No one is making something as provocative and sure to rile parents groups up as Golden Harvest and New Line’s first Teenage Mutant Ninja Turtles flick and its vision of Lost Boys chic.
Directed by music video maverick Steve Bannon (the guy who did A-ha’s “Take on Me” and Michael Jackson’s “Billie Jean” videos), Teenage Mutant Ninja Turtles was not extensively test-screened, focus-grouped, or designed in a committee who wanted to put a locket around Donatello’s neck that included the four core branding terms that the marketing department settled on.
The film was made for $7 million and with the director getting near carte blanche to tell whatever story he and screenwriters Todd W. Langen and Bobby Herbeck might come up with while adapting Eastman and Laird’s strange comic book series. Granted by the time TMNT reached cinemas in 1990, it was a bonafide icon in American households thanks to the even more beloved cartoon series, Hong Kong producers at Golden Harvest secured the film rights to the Turtles before the cartoon became a phenomenon. As the production company behind Bruce Lee films like The Way of the Dragon and Fist of Fury, plus Jackie Chan’s Police Story series, Golden Harvest knew how to make a martial arts classic and indeed provided much of the choreography and stunt work on TMNT, including the men who wore the Jim Henson Creature Shop’s still impressive Turtles costumes.
But beyond that, they largely left Bannon and the English-speaking creatives to adapt the Turtles iconography of both the comic book and cartoon as how they saw fit. Hence Rockwell’s Foot Clan scene.

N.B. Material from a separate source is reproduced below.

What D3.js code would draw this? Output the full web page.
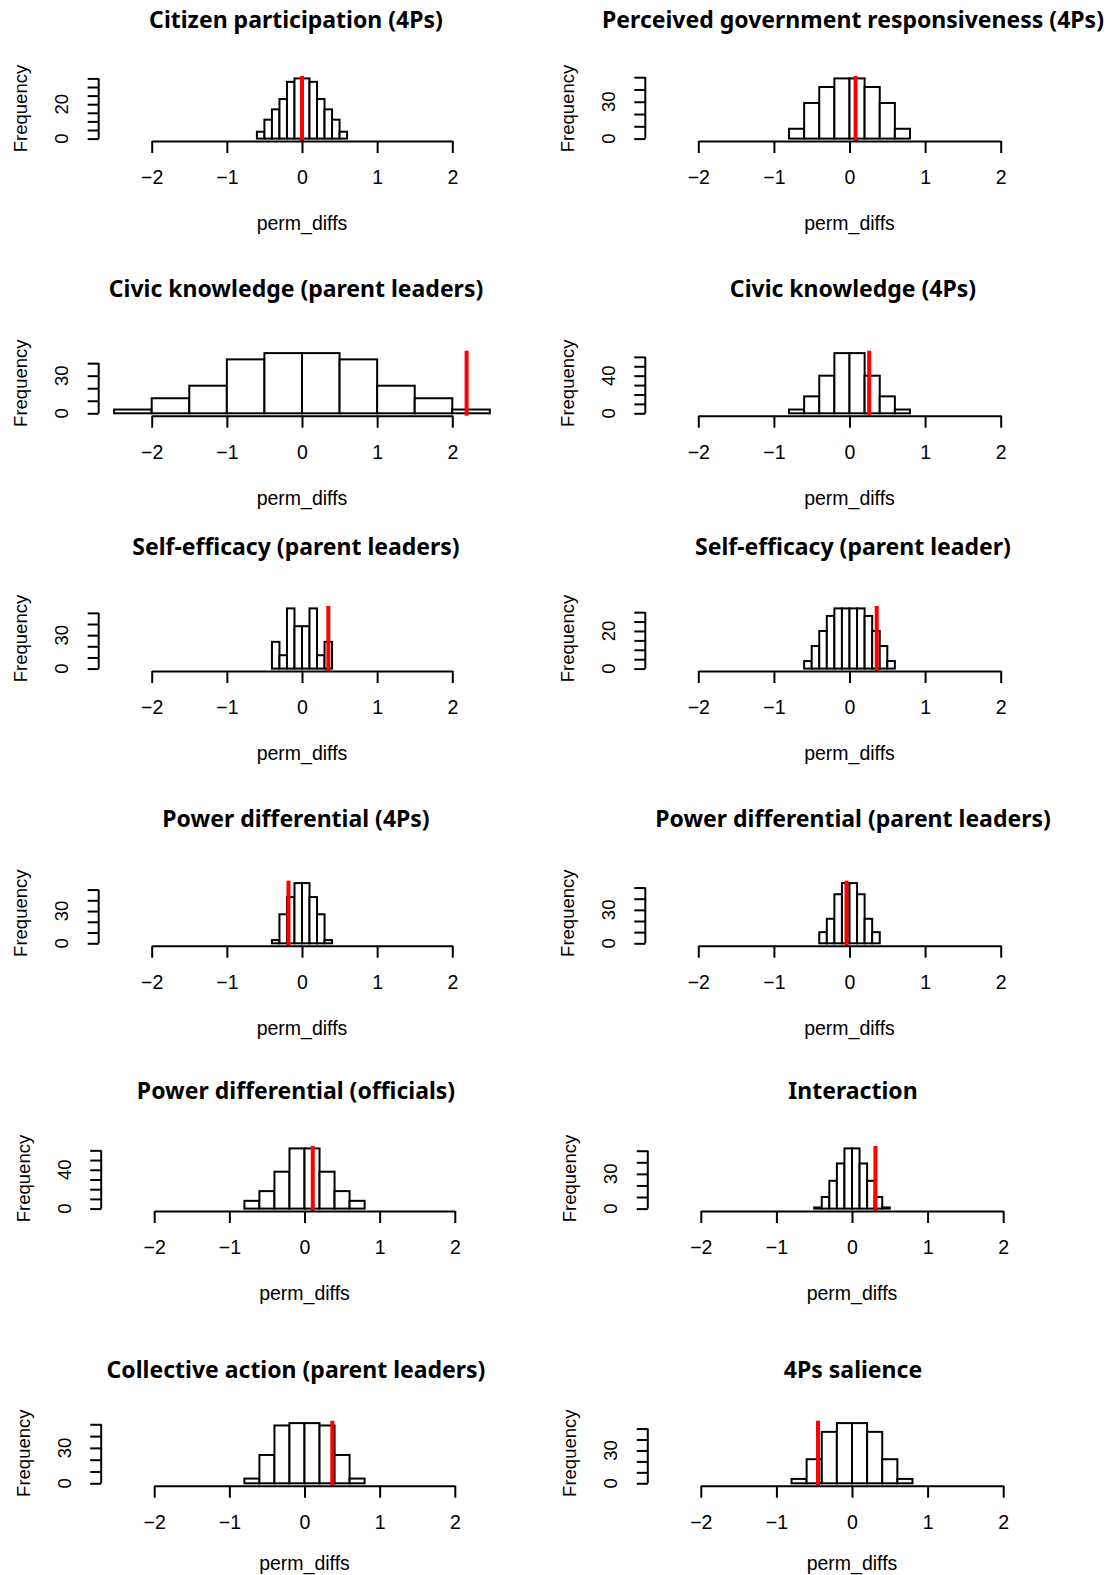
<!DOCTYPE html>
<html>
<head>
<meta charset="utf-8">
<script src="https://cdn.jsdelivr.net/npm/d3@7"></script>
<style>
  body { margin: 0; background: #fff; }
  svg text { fill: #000; }
</style>
</head>
<body>
<div id="chart"></div>
<script>
// panel titles, left to right, top to bottom
var titles = [
  "Citizen participation (4Ps)",
  "Perceived government responsiveness (4Ps)",
  "Civic knowledge (parent leaders)",
  "Civic knowledge (4Ps)",
  "Self-efficacy (parent leaders)",
  "Self-efficacy (parent leader)",
  "Power differential (4Ps)",
  "Power differential (parent leaders)",
  "Power differential (officials)",
  "Interaction",
  "Collective action (parent leaders)",
  "4Ps salience"
];

// histogram bins: first break and bin width
var binStarts = [-0.6, -0.8, -2.5, -0.8, -0.4, -0.6, -0.4, -0.4, -0.8, -0.5, -0.8, -0.8];
var binWidths = [0.1, 0.2, 0.5, 0.2, 0.1, 0.1, 0.1, 0.1, 0.2, 0.1, 0.2, 0.2];

// counts per bin
var citizenPart4Ps   = [4, 11, 17, 23, 33, 35, 35, 33, 23, 17, 11, 4];
var govResp4Ps       = [8, 29, 42, 49, 49, 42, 29, 8];
var civicKnowLeaders = [3, 12, 22, 43, 48, 48, 43, 22, 12, 3];
var civicKnow4Ps     = [4, 18, 40, 64, 64, 40, 18, 4];
var selfEffLeaders   = [24, 12, 54, 38, 38, 54, 12, 24];
var selfEffLeader    = [4, 12, 20, 28, 32, 32, 32, 32, 28, 20, 12, 4];
var powerDiff4Ps     = [3, 27, 43, 56, 56, 43, 27, 3];
var powerDiffLeaders = [10, 22, 44, 54, 54, 44, 22, 10];
var powerDiffOff     = [8, 18, 38, 62, 62, 38, 18, 8];
var interaction      = [1, 10, 24, 39, 52, 52, 39, 24, 10, 1];
var collectiveAction = [4, 24, 49, 51, 51, 49, 24, 4];
var salience4Ps      = [4, 22, 47, 55, 55, 47, 22, 4];

var counts = [citizenPart4Ps, govResp4Ps, civicKnowLeaders, civicKnow4Ps,
  selfEffLeaders, selfEffLeader, powerDiff4Ps, powerDiffLeaders,
  powerDiffOff, interaction, collectiveAction, salience4Ps];

// observed difference (red line)
var observed = [0, 0.08, 2.19, 0.26, 0.35, 0.36, -0.18, -0.04, 0.11, 0.31, 0.37, -0.45];

var xTicks = [-2, -1, 0, 1, 2];

// layout
var W = 1110, H = 1575;
var cols = [{x0: 151.7, x1: 452.3, titleX: 296}, {x0: 698.3, x1: 1000.7, titleX: 853}];
var rowAxisY = [141, 415.7, 671, 945.7, 1211, 1485.7];
var rowTitleY = [20, 289, 547, 819, 1091, 1370];
var rowShift = [0, 0, 0, 0, 2.5, 2.5];
var plotH = 65;
var axisFont = "'Liberation Sans', Arial, sans-serif";
var titleFont = "'Noto Sans', 'Open Sans', sans-serif";

var svg = d3.select("#chart").append("svg")
  .attr("width", W)
  .attr("height", H);

titles.forEach(function(title, i) {
  var col = cols[i % 2];
  var row = Math.floor(i / 2);
  var axisY = rowAxisY[row];
  var shift = rowShift[row];
  var data = counts[i];
  var maxCount = d3.max(data);

  var x = d3.scaleLinear().domain([-2, 2]).range([col.x0 + shift, col.x1 + shift]);
  var y = d3.scaleLinear()
    .domain([-0.04 * maxCount, 1.04 * maxCount])
    .range([axisY, axisY - plotH]);

  var g = svg.append("g");

  // title
  g.append("text")
    .attr("x", col.titleX)
    .attr("y", rowTitleY[row])
    .attr("dy", "0.35em")
    .attr("text-anchor", "middle")
    .style("font-family", titleFont)
    .style("font-weight", "bold")
    .style("font-size", "23px")
    .text(title);

  // bars
  var bins = data.map(function(c, j) {
    var lo = binStarts[i] + j * binWidths[i];
    return {x0: lo, x1: lo + binWidths[i], n: c};
  });
  g.selectAll("rect.bar").data(bins).enter().append("rect")
    .attr("class", "bar")
    .attr("x", function(d) { return x(d.x0); })
    .attr("width", function(d) { return x(d.x1) - x(d.x0); })
    .attr("y", function(d) { return y(d.n); })
    .attr("height", function(d) { return y(0) - y(d.n); })
    .attr("fill", "#fff")
    .attr("stroke", "#000")
    .attr("stroke-width", 2);

  // red observed line
  g.append("line")
    .attr("x1", x(observed[i])).attr("x2", x(observed[i]))
    .attr("y1", axisY - plotH).attr("y2", axisY)
    .attr("stroke", "#ff0000")
    .attr("stroke-width", 4);

  // x axis
  var xAxis = g.append("g")
    .attr("transform", "translate(0," + axisY + ")")
    .call(d3.axisBottom(x).tickValues(xTicks).tickSize(12).tickSizeOuter(0)
      .tickFormat(d3.format("d")));
  xAxis.select(".domain").attr("stroke-width", 2);
  xAxis.selectAll(".tick line").attr("stroke-width", 2);
  xAxis.selectAll(".tick text")
    .attr("y", 36).attr("dy", "0.35em")
    .style("font-family", axisFont)
    .style("font-size", "19.5px");

  g.append("text")
    .attr("x", (x(-2) + x(2)) / 2)
    .attr("y", Math.min(axisY + 82, H - 12))
    .attr("dy", "0.35em")
    .attr("text-anchor", "middle")
    .style("font-family", axisFont)
    .style("font-size", "19.5px")
    .text("perm_diffs");

  // y axis, R-style pretty ticks inside the plot range
  var step = d3.tickIncrement(0, maxCount, 5);
  var yTicks = d3.range(0, 1.04 * maxCount + 1e-9, step);
  var yAxisX = x(-2) - 53;
  var yAxis = g.append("g")
    .attr("transform", "translate(" + yAxisX + ",0)")
    .call(d3.axisLeft(y).tickValues(yTicks).tickSize(11).tickFormat(""));
  yAxis.select(".domain").remove();
  yAxis.selectAll(".tick line").attr("stroke-width", 2);
  yAxis.append("line")
    .attr("y1", y(0)).attr("y2", y(yTicks[yTicks.length - 1]))
    .attr("stroke", "#000").attr("stroke-width", 2);

  // labels that don't overlap the previous drawn one
  var lastY = null;
  yTicks.forEach(function(t) {
    var py = y(t);
    if (lastY !== null && lastY - py < 30) return;
    lastY = py;
    g.append("text")
      .attr("transform", "translate(" + (yAxisX - 37) + "," + py + ") rotate(-90)")
      .attr("dy", "0.35em")
      .attr("text-anchor", "middle")
      .style("font-family", axisFont)
      .style("font-size", "18.5px")
      .text(t);
  });

  g.append("text")
    .attr("transform", "translate(" + (yAxisX - 78) + "," + (axisY - plotH / 2) + ") rotate(-90)")
    .attr("dy", "0.35em")
    .attr("text-anchor", "middle")
    .style("font-family", axisFont)
    .style("font-size", "18.5px")
    .text("Frequency");
});
</script>
</body>
</html>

That sequence contains everything a ‘90s kid could want (or at least an adult’s assumption about “kids these days”). There were the skateboard ramps, the arcade games, and the karate duels; there was also just enough of an edge for families to think there is something dark here—like Rockwell’s box of menthols and Toshishiro Obata kicking some poor kid in the head when he is performing a bow. To even film the setting, Bannon admitted on the DVD commentary that they commandeered an abandoned warehouse in Wilmington, North Carolina (where most of the film was shot) and bussed in local kids from nearby high schools to do a bit of extra work for the day.

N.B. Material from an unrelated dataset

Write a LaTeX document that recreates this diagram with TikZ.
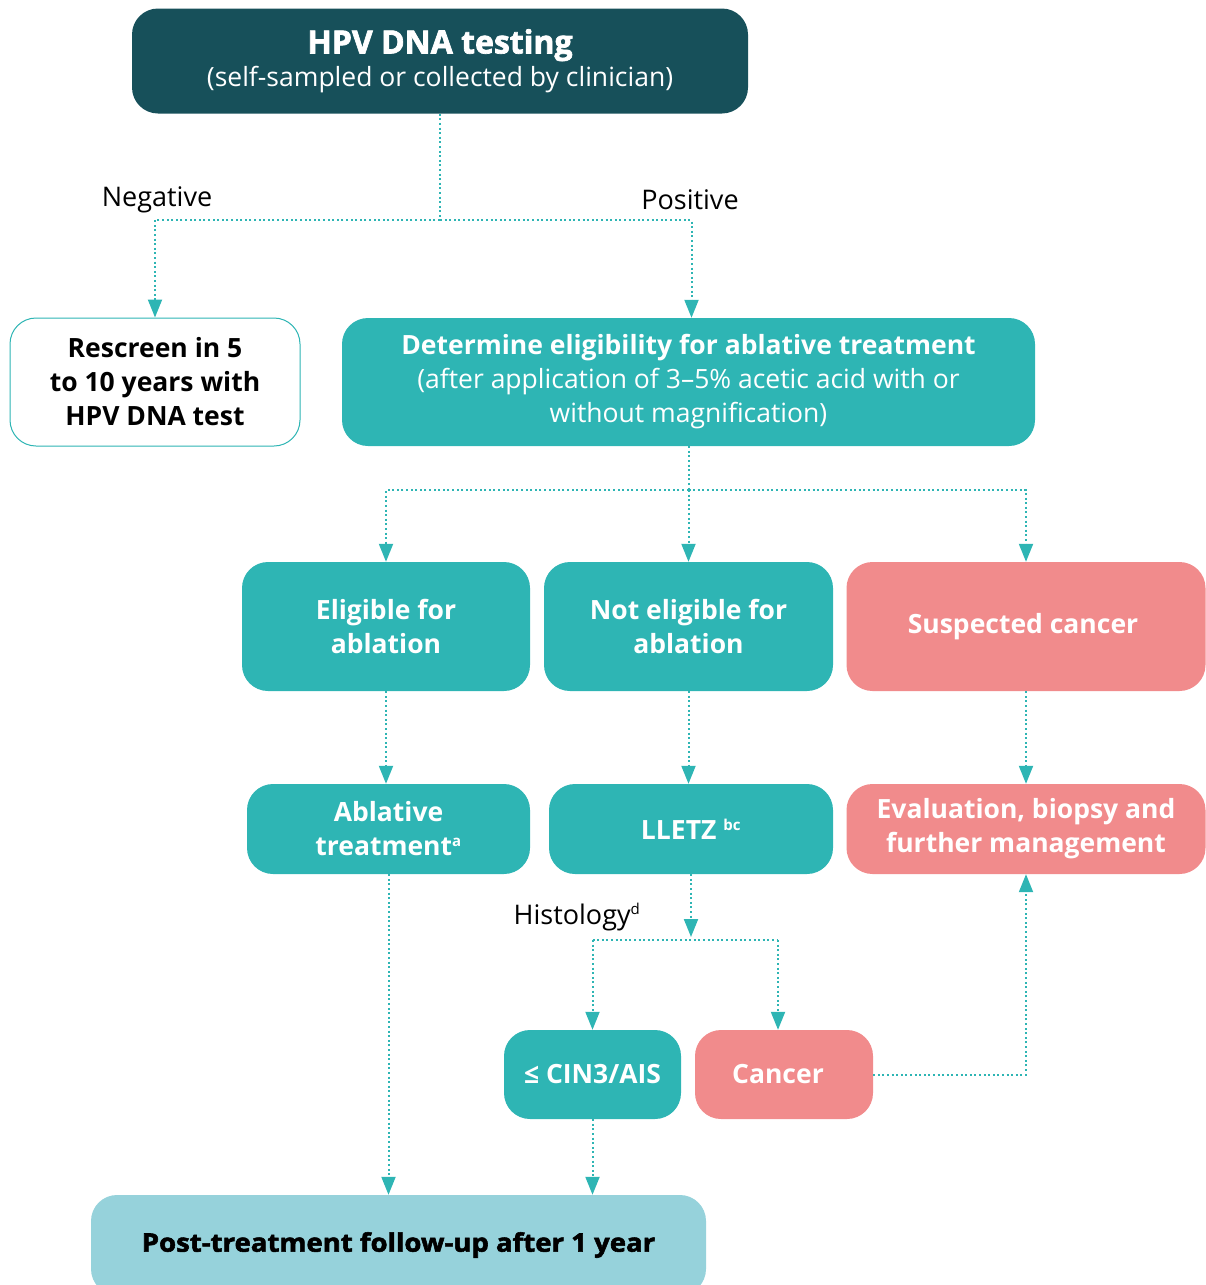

There is nothing in these scenes a seven-year-old couldn’t handle, but a bit like the Turtles using their weapons to lightly smack around Foot Clan members, or shouting the word “damn,” it is nothing conservative Hollywood money would let slide into a family product (hence none of the above appearing in the sequels). Yet we would argue the light edge, as goofy as it often can appear to the modern eye, is the charm that helped make TMNT a runaway hit 35 years ago and still the most memorable and successful film version of this property to date.

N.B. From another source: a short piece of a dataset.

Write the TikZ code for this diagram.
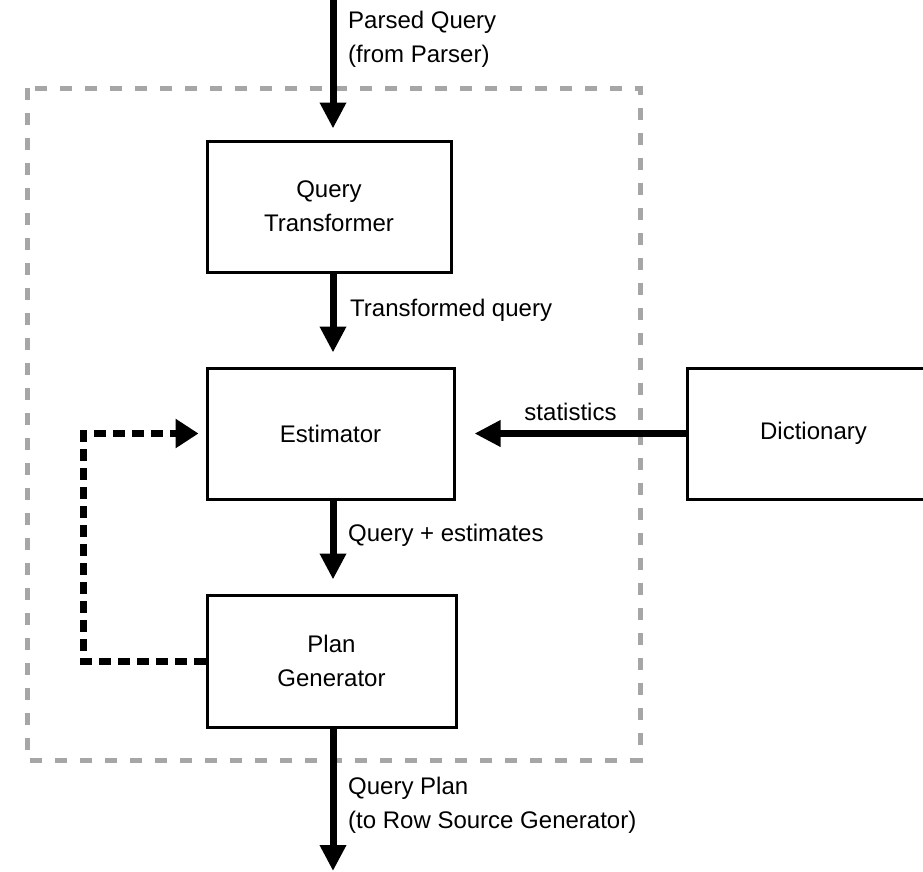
\documentclass[tikz,border=0pt]{standalone}
\usepackage{fontspec}
\setmainfont{Liberation Sans}
\usetikzlibrary{arrows.meta,calc,positioning}
\tikzset{
  box/.style={draw, line width=3pt, minimum width=244pt, minimum height=131pt, align=center, inner sep=0pt},
  flow/.style={line width=7pt, -{Triangle[length=26pt,width=25pt]}},
  feedback/.style={line width=7pt, dash pattern=on 12pt off 7pt, -{Triangle[length=23pt,width=28pt]}},
  frame/.style={black!35, line width=5pt, dash pattern=on 12pt off 13pt},
  note/.style={align=left, anchor=west, inner sep=0pt},
}
\begin{document}
\begin{tikzpicture}[x=1pt,y=-1pt,font=\fontsize{24}{34}\selectfont]
            \useasboundingbox (0,0) rectangle (923,871);
            % Optimizer frame
            \draw[frame] (27,88) rectangle (640,760);
            % Boxes
            \node[box] (qt) at (329,206.5) {Query\\Transformer};
            \node[box, minimum width=247pt] (est) at (330.5,433.5) {Estimator};
            \node[box, minimum width=249pt, minimum height=132pt] (plan) at (331.5,661) {Plan\\Generator};
            \node[box, minimum width=253pt] (dict) at (813.5,433.5) {Dictionary};
            % Define points
            \coordinate (in) at (333,0);
            \coordinate (out) at (333,871);
            \coordinate (loop) at (83,661);
            % Main flow
            \draw[flow, shorten >=11pt] (in) -- (qt.north -| in);
            \draw[flow, shorten >=14pt] (qt.south -| in) -- (est.north -| in);
            \draw[flow, shorten >=14pt] (est.south -| in) -- (plan.north -| in);
            \draw[flow] (plan.south -| in) -- (out);
            \draw[flow, shorten >=19pt] (dict.west) -- (est.east)
            node[midway, above=6pt] (stats) {statistics};
            \draw[feedback, shorten >=7pt] (plan.west) -- (loop) |- (est.west);
            % Label the arrows
            \node[note] (parsed) at (348,39) {Parsed Query\\(from Parser)};
            \node[note] (transformed) at (350,310) {Transformed query};
            \node[note] (estimates) at (348,535) {Query + estimates};
            \node[note] (planout) at (348,805) {Query Plan\\(to Row Source Generator)};
          \end{tikzpicture}
\end{document}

Arthouse is wonderful, but indies like New Line Cinema of the 1980s and ‘90s, or a particularly hands-off Golden Harvest, created cultural touchstones for generations of young people who were trained to love going to the movies. This was also the era of Hairspray, House Party, Critters, Mr. Nice Guy, Rumble in the Bronx, and The Mask—as well as Glengarry Glen Ross, Wag the Dog, and Boogie Nights from the same studio.
There is room for all, but getting that middle-brow, kid-friendly movie with more shadow and edge than Disney is a market long since left abandoned.